Office Humor

By Maddie Gaw

Swimmers follows a day in the life of several office employees. In between actual work, bouts of hilarity ensue. Sound like a familiar premise?

From TV shows to movies to comic strips, the office workplace has often been a fertile source of comedy. Sometimes the humor comes from poking fun at the more mundane and annoying aspects of office life, like endless typing, mindless paper work that no one reads and broken copy or coffee machines. Other times the humor has more to do with your workplace relationships, whether it’s with a clueless or adversarial boss or your cute cubicle-mate.

Before you dive into Swimmers’ wacky day at the office, here are some other classic office comedies to check out:

How to Succeed in Business Without Really Trying—This musical from the same team who wrote Guys and Dolls is based on a 1952 manual by Shepherd Mead, which satirizes office politics based on Mead’s experience at an advertising agency. While lead character J. Pierrepont Finch’s quick rise through the ranks is exaggerated, the song “Coffee Break” is a completely realistic depiction of the caffeine addiction that continues to afflict many in the workforce.

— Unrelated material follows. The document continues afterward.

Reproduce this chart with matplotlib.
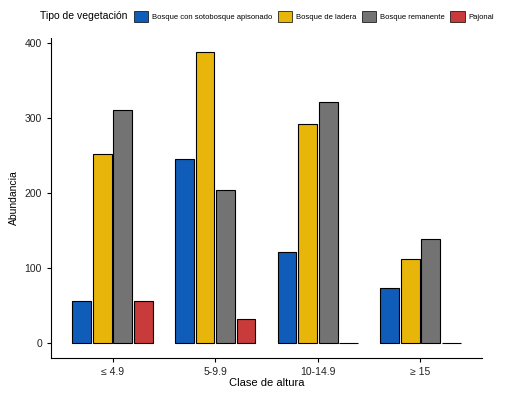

9 to 5—This 1980 comedy is the first—and perhaps best—in a long line of “Getting Revenge on the Boss” films. It follows three female office workers who are forced to put up with their sexist boss’ antics until they put their heads together and find a way to run the company behind his back. Though written more than thirty years ago, the character Violet’s struggle to get promoted over her male coworkers is shared by Swimmers’ character Farrah.

Dilbert—This long-running comic strip is set in a Silicon Valley office and follows an engineer, Dilbert, and his co-workers as they navigate the insanely bureaucratic world of 1990s corporate culture. Dilbert’s humor didn’t come from exaggerating office life—it came from exact replication. Many strips got their situations or dialogue verbatim from reader-submitted stories and real-life company slogans and memos.

Office Space—This 1999 film about IT workers is many people’s gold standard for the modern office comedy. A disenchanted programmer accidentally finds himself promoted when he stops caring about his job and famously seeks revenge on cubicles and printers all while blasting hardcore gangster rap.

The Office—This U.K. television series and its arguably more famous U.S. remake are both mockumentaries about a fictional paper company that is captained by a highly incompetent boss. The U.S. version, which lasted for 9 seasons, was a true ensemble piece, juggling many characters and multiple storylines. Swimmers, with its 11 characters, aims to do something similar.